Stored data

###

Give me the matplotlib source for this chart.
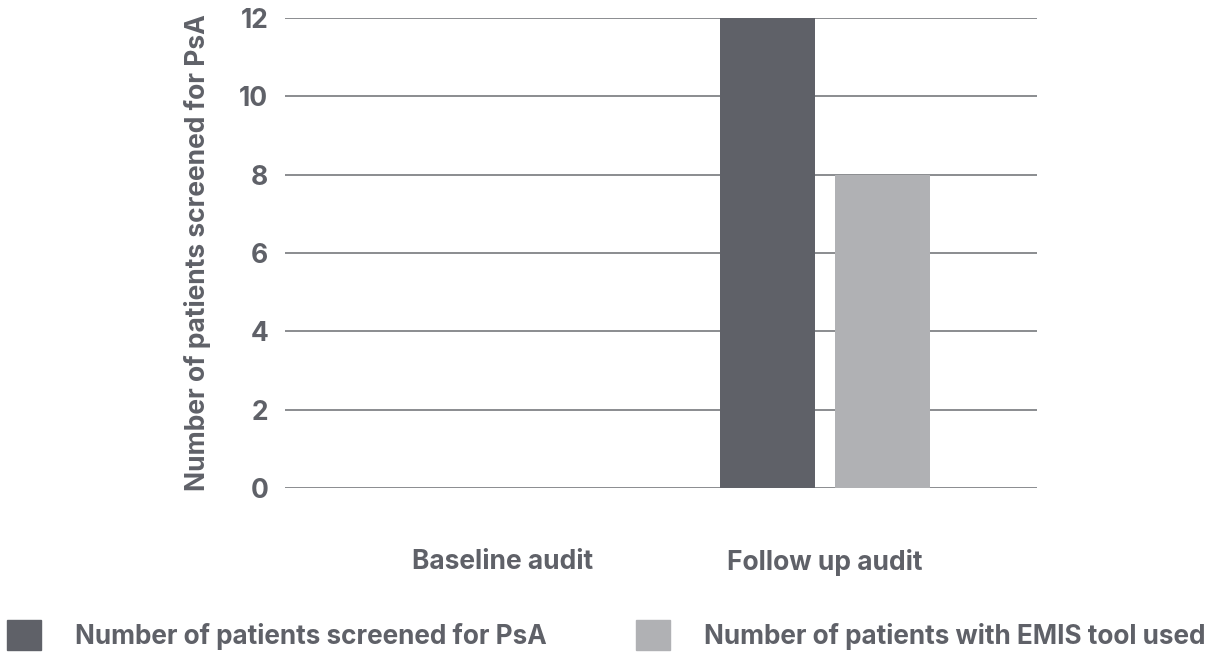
import numpy as np
import matplotlib.pyplot as plt
from matplotlib.patches import Patch

plt.rcParams['font.family'] = ['Inter', 'DejaVu Sans']
plt.rcParams['font.weight'] = 'bold'
plt.rcParams['axes.labelweight'] = 'bold'

categories = ['Baseline audit', 'Follow up audit']
screened = [0, 12]
emis_used = [0, 8]
series_names = ['Number of patients screened for PsA', 'Number of patients with EMIS tool used']
yticks = [0, 2, 4, 6, 8, 10, 12]

txt_col = '#5f6168'
dark = '#5f6168'
light = '#b0b1b4'

fig = plt.figure(figsize=(12.12, 6.53), dpi=100)
ax = fig.add_axes([285/1212, 1-488/653, (1037-285)/1212, (488-18)/653])

x = np.arange(len(categories))
w = 0.295
off = 0.179
ax.bar(x - off, screened, w, color=dark, zorder=3)
ax.bar(x + off, emis_used, w, color=light, zorder=3)

ax.set_xlim(-0.677, 1.658)
ax.set_ylim(0, 12)
ax.set_yticks(yticks)
ax.yaxis.grid(True, color='#6b6d72', linewidth=1.1, zorder=0)
for s in ax.spines.values():
    s.set_visible(False)
ax.tick_params(axis='both', length=0, labelcolor=txt_col)
ax.tick_params(axis='y', labelsize=19, pad=12)
ax.set_xticks(x)
ax.set_xticklabels(categories, fontsize=19, fontweight='bold')
for t in ax.get_yticklabels():
    t.set_fontweight('bold')
ax.tick_params(axis='x', pad=44)
ax.set_ylabel('Number of patients screened for PsA', fontsize=19, color=txt_col, labelpad=20,
              fontweight='bold')

handles = [Patch(color=dark), Patch(color=light)]
leg = fig.legend(handles, series_names, loc='lower left', bbox_to_anchor=(0.004, 0.0), ncol=2,
                 frameon=False, fontsize=18.8, labelcolor=txt_col, handlelength=1.3, handleheight=1.42,
                 handletextpad=1.3, columnspacing=3.4, borderaxespad=0.0, borderpad=0.1)
for t in leg.get_texts():
    t.set_fontweight('bold')

fig.savefig('out.png', dpi=100)
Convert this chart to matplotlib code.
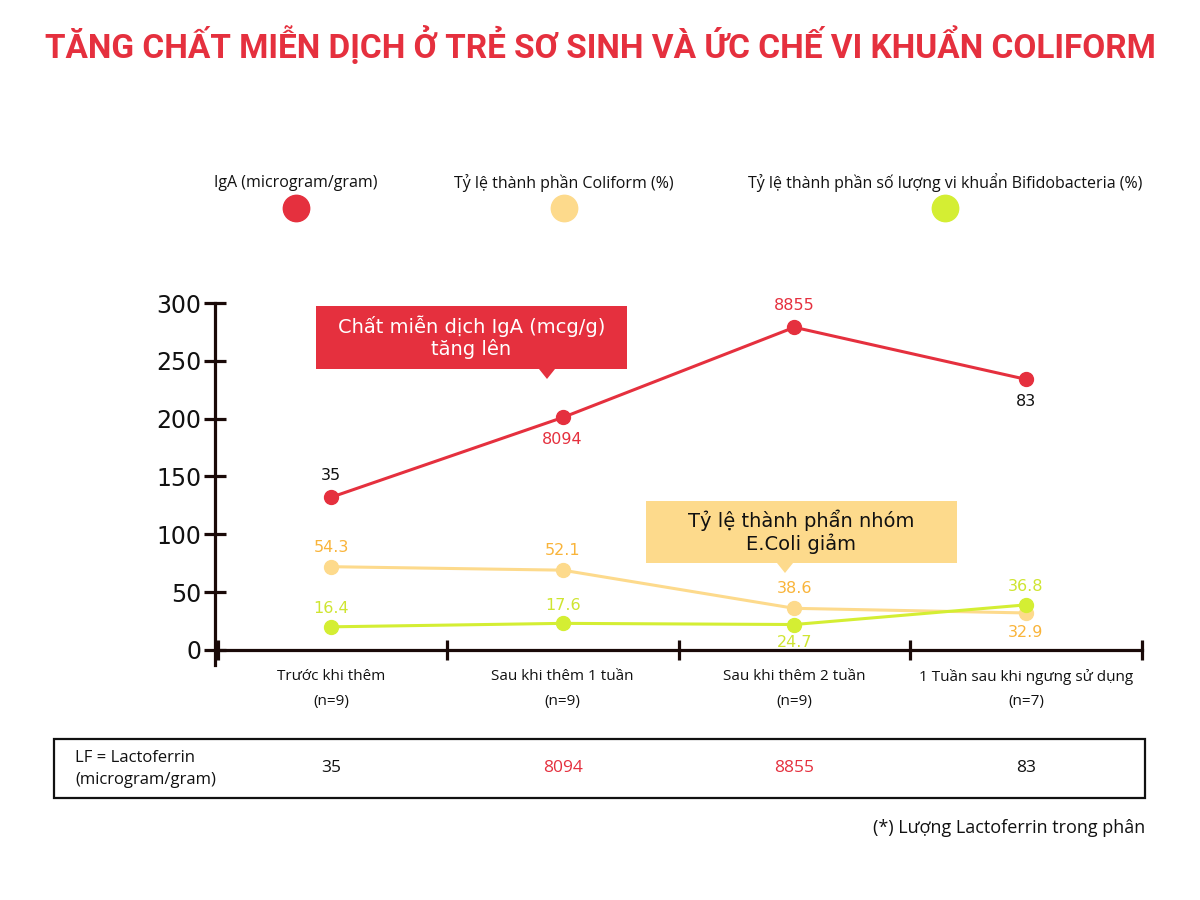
import matplotlib
matplotlib.use("Agg")
import matplotlib.pyplot as plt
import matplotlib.transforms as mtransforms
from matplotlib.patches import Polygon, Rectangle
from matplotlib.lines import Line2D

plt.rcParams["font.family"] = ["Open Sans", "DejaVu Sans"]

# ── Data ──────────────────────────────────────────────────────────────────────
categories = ["Trước khi thêm", "Sau khi thêm 1 tuần",
              "Sau khi thêm 2 tuần", "1 Tuần sau khi ngưng sử dụng"]
n_labels = ["(n=9)", "(n=9)", "(n=9)", "(n=7)"]

iga = [132, 201, 279, 234]
iga_labels = ["35", "8094", "8855", "83"]
coliform = [72, 69, 36, 32]
coliform_labels = ["54.3", "52.1", "38.6", "32.9"]
bifido = [20, 23, 22, 39]
bifido_labels = ["16.4", "17.6", "24.7", "36.8"]
lf_values = ["35", "8094", "8855", "83"]

series_names = ["IgA (microgram/gram)", "Tỷ lệ thành phần Coliform (%)",
                "Tỷ lệ thành phần số lượng vi khuẩn Bifidobacteria (%)"]
yticks = [0, 50, 100, 150, 200, 250, 300]

# ── Styles ────────────────────────────────────────────────────────────────────
RED = "#E5303E"
YEL = "#FDDA8C"
YEL_TXT = "#F9B43A"
LIME = "#D4EE33"
LIME_TXT = "#CFE531"
DARK = "#1A0A08"
INK = "#111111"
WIDE = ["DejaVu Sans"]

W, H = 1200, 900


def fx(px):
    return px / W


def fy(py):
    return 1 - py / H


fig = plt.figure(figsize=(12, 9), dpi=100)
fig.patch.set_facecolor("white")

# title
fig.text(fx(600), fy(45), "TĂNG CHẤT MIỄN DỊCH Ở TRẺ SƠ SINH VÀ ỨC CHẾ VI KHUẨN COLIFORM",
         ha="center", va="center", color=RED, fontsize=24, fontweight="bold",
         family=["Roboto", "DejaVu Sans"])

# legend
for name, col, xpos in zip(series_names, [RED, YEL, LIME], [296, 564, 945]):
    fig.text(fx(xpos), fy(183), name, ha="center", va="center", fontsize=11.5, color=INK)
    fig.add_artist(Line2D([fx(xpos)], [fy(208)], marker="o", markersize=19,
                          color=col, transform=fig.transFigure))

# ── Main axes ─────────────────────────────────────────────────────────────────
ax = fig.add_axes([fx(215.2), fy(665), (1141.8 - 215.2) / W, (665 - 303) / H])
ax.set_xlim(-0.5, 3.5)
ax.set_ylim(-13, 300)
ax.set_facecolor("none")

for s in ["top", "right"]:
    ax.spines[s].set_visible(False)
ax.spines["left"].set_color(DARK)
ax.spines["left"].set_linewidth(2.3)
ax.spines["bottom"].set_position(("data", 0))
ax.spines["bottom"].set_color(DARK)
ax.spines["bottom"].set_linewidth(2.3)
ax.spines["bottom"].set_bounds(-0.49, 3.5)

ax.set_yticks(yticks)
ax.set_yticklabels([str(v) for v in yticks], family=WIDE)
ax.tick_params(axis="y", direction="inout", length=16, width=2.3, color=DARK,
               labelsize=17, pad=2, labelcolor=INK)
ax.set_xticks([-0.49, 0.5, 1.5, 2.5, 3.5])
ax.set_xticklabels([])
ax.tick_params(axis="x", direction="inout", length=14, width=2.3, color=DARK)

xs = list(range(len(categories)))
ax.plot(xs, iga, color=RED, lw=2.2, marker="o", markersize=10, zorder=4)
ax.plot(xs, coliform, color=YEL, lw=2.2, marker="o", markersize=10, zorder=3)
ax.plot(xs, bifido, color=LIME, lw=2.2, marker="o", markersize=10, zorder=3.5)

tr = mtransforms.blended_transform_factory(ax.transData, fig.transFigure)

iga_side = [1, -1, 1, -1]
iga_col = [INK, RED, RED, INK]
col_side = [1, 1, 1, -1]
bif_side = [1, 1, -1, 1]
for i in xs:
    ax.annotate(iga_labels[i], (i, iga[i]), xytext=(0, 16 * iga_side[i]),
                textcoords="offset points", ha="center", va="center",
                fontsize=11.5, color=iga_col[i], family=WIDE)
    ax.annotate(coliform_labels[i], (i, coliform[i]), xytext=(0, 14 * col_side[i]),
                textcoords="offset points", ha="center", va="center",
                fontsize=11.5, color=YEL_TXT, family=WIDE)
    ax.annotate(bifido_labels[i], (i, bifido[i]), xytext=(0, 13 * bif_side[i]),
                textcoords="offset points", ha="center", va="center",
                fontsize=11.5, color=LIME_TXT, family=WIDE)
    ax.text(i, fy(677), categories[i], transform=tr,
            ha="center", va="center", fontsize=11, color=INK)
    ax.text(i, fy(702), n_labels[i], transform=tr,
            ha="center", va="center", fontsize=11, color=INK)


# ── Callouts ──────────────────────────────────────────────────────────────────
def callout(x0, y0, x1, y1, tip_x, tip_y, color, lines, txtcolor):
    tip_w = 8
    pts = [(x0, y0), (x1, y0), (x1, y1), (tip_x + tip_w, y1), (tip_x, tip_y),
           (tip_x - tip_w, y1), (x0, y1)]
    fig.add_artist(Polygon([(fx(a), fy(b)) for a, b in pts], closed=True,
                           facecolor=color, edgecolor="none", transform=fig.transFigure))
    cx = (x0 + x1) / 2
    fig.text(fx(cx), fy((y0 + y1) / 2), lines, ha="center", va="center",
             fontsize=14, color=txtcolor, linespacing=1.15, family=WIDE)


callout(316, 306, 627, 369, 547, 379, RED, "Chất miễn dịch IgA (mcg/g)\ntăng lên", "white")
callout(646, 501, 957, 563, 785, 573, YEL, "Tỷ lệ thành phẩn nhóm\nE.Coli giảm", INK)

# ── Lactoferrin table ─────────────────────────────────────────────────────────
fig.add_artist(Rectangle((fx(54), fy(798)), (1145 - 54) / W, (798 - 739) / H,
                         fill=False, edgecolor=INK, linewidth=1.6,
                         transform=fig.transFigure))
fig.text(fx(75), fy(769), "LF = Lactoferrin\n(microgram/gram)", ha="left", va="center",
         fontsize=12, color=INK, linespacing=1.45)
lf_col = [INK, RED, RED, INK]
for i in xs:
    ax.text(i, fy(768), lf_values[i], transform=tr, ha="center", va="center",
            fontsize=12.5, color=lf_col[i])

fig.text(fx(1145), fy(828), "(*) Lượng Lactoferrin trong phân", ha="right", va="center",
         fontsize=13, color=INK)

fig.savefig("out.png", dpi=100)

###

» WRITTEN TASK:
Copy nothing but the lines from the first one in the listing through the line with "ax.bar(x + off, emis_used, w, color=light, zorder=3)", and omit the pictures.

» TASK ANSWER:
Give me the matplotlib source for this chart.
import numpy as np
import matplotlib.pyplot as plt
from matplotlib.patches import Patch

plt.rcParams['font.family'] = ['Inter', 'DejaVu Sans']
plt.rcParams['font.weight'] = 'bold'
plt.rcParams['axes.labelweight'] = 'bold'

categories = ['Baseline audit', 'Follow up audit']
screened = [0, 12]
emis_used = [0, 8]
series_names = ['Number of patients screened for PsA', 'Number of patients with EMIS tool used']
yticks = [0, 2, 4, 6, 8, 10, 12]

txt_col = '#5f6168'
dark = '#5f6168'
light = '#b0b1b4'

fig = plt.figure(figsize=(12.12, 6.53), dpi=100)
ax = fig.add_axes([285/1212, 1-488/653, (1037-285)/1212, (488-18)/653])

x = np.arange(len(categories))
w = 0.295
off = 0.179
ax.bar(x - off, screened, w, color=dark, zorder=3)
ax.bar(x + off, emis_used, w, color=light, zorder=3)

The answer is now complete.